To answer your question @Antra:

It is anti-mystery because it it is no mystery. One could even say it is the opposite of a mystery.

At the beginning you don’t have the clues you need to solve the case. You constantly interact wrestling back and forth with the gamemaster. Dependent on how you play your cards, you may never get the tools you need to solve it.

It is a battle of starvation. Starvation of fairness.

It is not a mystery. It is a game of information. What else would you call it aside from anti-mystery?


I can tell you’re losing it @midsummer!

AWWWW COME ON @Blackrune… Stealing my fun…

Ooooh!

I just had the most wonderful idea!

What if you guys shot down Funyarinpa’s theories for me by quoting previous reds? If you do that for me then I might throw a little red rope down to give you guys a hand.

Sound good?

I blame the lateness of the hour for that slip-up.

A valid blue, I have yet to rule out magic…

Yet.

There is no magic involved with the outcome of this gameboard.

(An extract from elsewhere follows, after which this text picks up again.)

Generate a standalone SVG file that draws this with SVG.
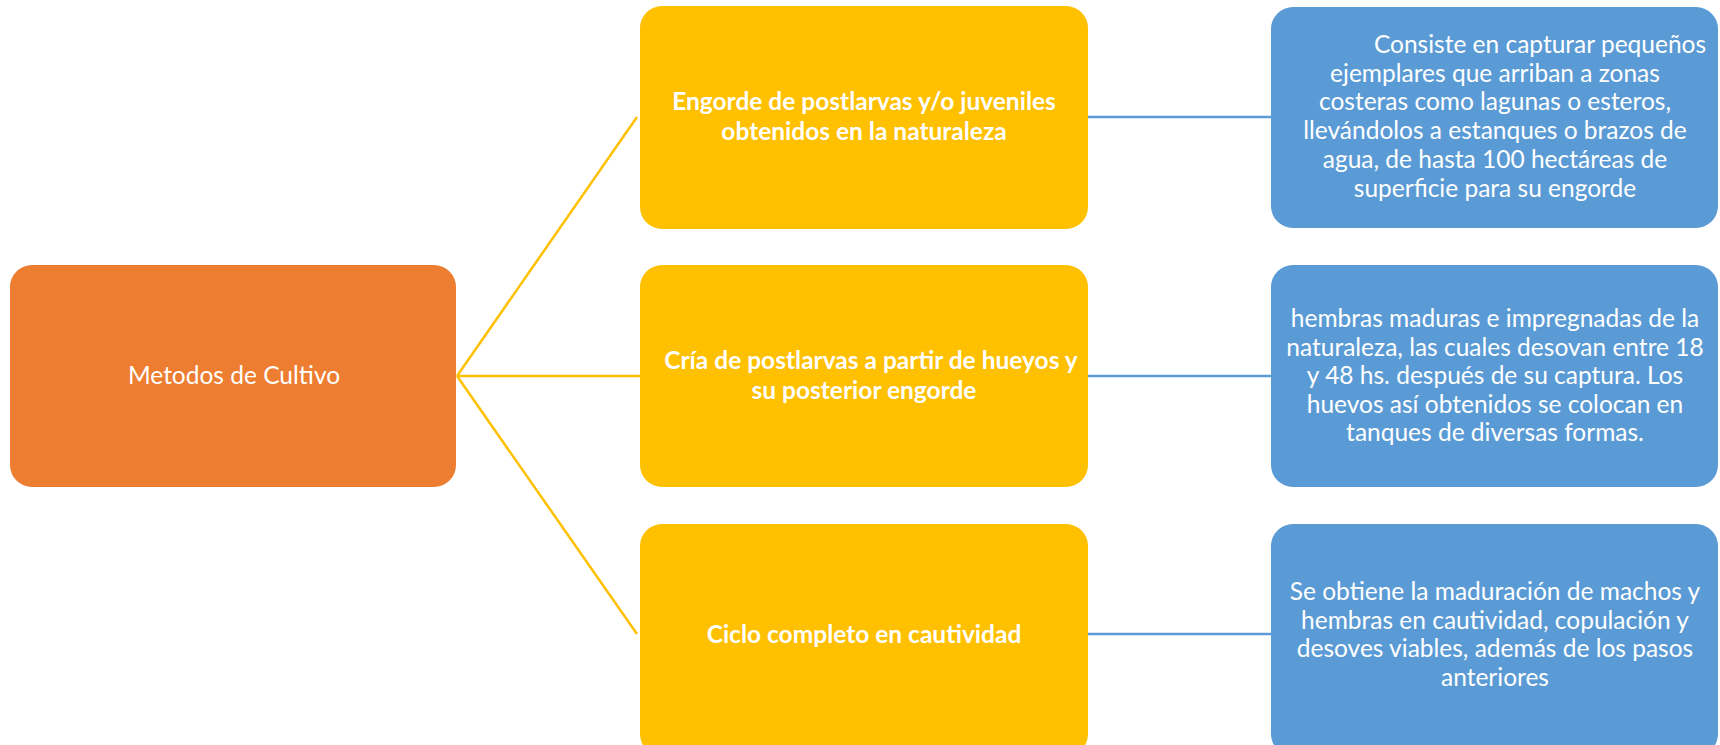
<svg xmlns="http://www.w3.org/2000/svg" width="1720" height="745" viewBox="0 0 1720 745">
<style>
.t{font-family:Lato,"Open Sans","Liberation Sans",sans-serif;fill:#fff;text-anchor:middle}
.b{font-weight:bold;font-size:24.5px}
.r{font-size:24.5px}
.yl{stroke:#FFC000;stroke-width:2.5;fill:none}
.bl{stroke:#5B9BD5;stroke-width:2.5;fill:none}
</style>
<rect width="1720" height="745" fill="#fff"/>
<g id="connectors">
<line class="yl" x1="457" y1="376" x2="637" y2="117"/>
<line class="yl" x1="457" y1="376" x2="640" y2="376"/>
<line class="yl" x1="457" y1="376" x2="637" y2="634"/>
<line class="bl" x1="1088" y1="117" x2="1271" y2="117"/>
<line class="bl" x1="1088" y1="376" x2="1271" y2="376"/>
<line class="bl" x1="1088" y1="634" x2="1271" y2="634"/>
</g>
<g id="root">
<rect x="10" y="265" width="446" height="222" rx="22" fill="#ED7D31"/>
<text class="t r" x="234" y="384">Metodos de Cultivo</text>
</g>
<g id="m1">
<rect x="640" y="6" width="448" height="223" rx="22" fill="#FFC000"/>
<text class="t b" x="864" y="110">Engorde de postlarvas y/o juveniles</text>
<text class="t b" x="864" y="140">obtenidos en la naturaleza</text>
</g>
<g id="m2">
<rect x="640" y="265" width="448" height="222" rx="22" fill="#FFC000"/>
<text class="t b" x="871" y="369">Cría de postlarvas a partir de hueyos y</text>
<text class="t b" x="864" y="399">su posterior engorde</text>
</g>
<g id="m3">
<rect x="640" y="524" width="448" height="232" rx="22" fill="#FFC000"/>
<text class="t b" x="864" y="643">Ciclo completo en cautividad</text>
</g>
<g id="d1">
<rect x="1271" y="7" width="447" height="221" rx="22" fill="#5B9BD5"/>
<text class="t r" x="1540" y="53">Consiste en capturar pequeños</text>
<text class="t r" x="1495" y="81.7">ejemplares que arriban a zonas</text>
<text class="t r" x="1495" y="110.4">costeras como lagunas o esteros,</text>
<text class="t r" x="1495" y="139.1">llevándolos a estanques o brazos de</text>
<text class="t r" x="1495" y="167.8">agua, de hasta 100 hectáreas de</text>
<text class="t r" x="1495" y="196.5">superficie para su engorde</text>
</g>
<g id="d2">
<rect x="1271" y="265" width="447" height="222" rx="22" fill="#5B9BD5"/>
<text class="t r" x="1495" y="327">hembras maduras e impregnadas de la</text>
<text class="t r" x="1495" y="355.6">naturaleza, las cuales desovan entre 18</text>
<text class="t r" x="1495" y="384.2">y 48 hs. después de su captura. Los</text>
<text class="t r" x="1495" y="412.8">huevos así obtenidos se colocan en</text>
<text class="t r" x="1495" y="441.4">tanques de diversas formas.</text>
</g>
<g id="d3">
<rect x="1271" y="524" width="447" height="232" rx="22" fill="#5B9BD5"/>
<text class="t r" x="1495" y="600">Se obtiene la maduración de machos y</text>
<text class="t r" x="1495" y="628.6">hembras en cautividad, copulación y</text>
<text class="t r" x="1495" y="657.2">desoves viables, además de los pasos</text>
<text class="t r" x="1495" y="685.8">anteriores</text>
</g>
</svg>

There, that should stop you from getting any ideas…

Sure.

And his other older ones?

Let’s throw in some more blue.

…the “no intentional deception” -part kinda makes this blue dead on arrival, but I’ll throw it in anyway. Maybe it’ll give someone an idea.

One or a number of the company employees became non-employees before the murder. If the names A, B, C, D, E and F refer to them only as company employees, then they essentially stop existing if they become non-employees. Thus any reds about them apply only as long as they remain employees. This way, they could bypass the restrictions of the red and stab the victim in any number of ways.

…One could technically argue that the “no intentional deception involving their names” likewise refers to them strictly as company employees and thus the no deception thing no longer applies if they are not employees anymore, but that would be dirty, dirty logic.

Sorry, @Funyarinpa.

I thought those were answered already, but here I go. Antra already took care of one of them, but for the sake of completeness:

The other two blues do not involve the stabbing directly and thus require no answer, I suppose.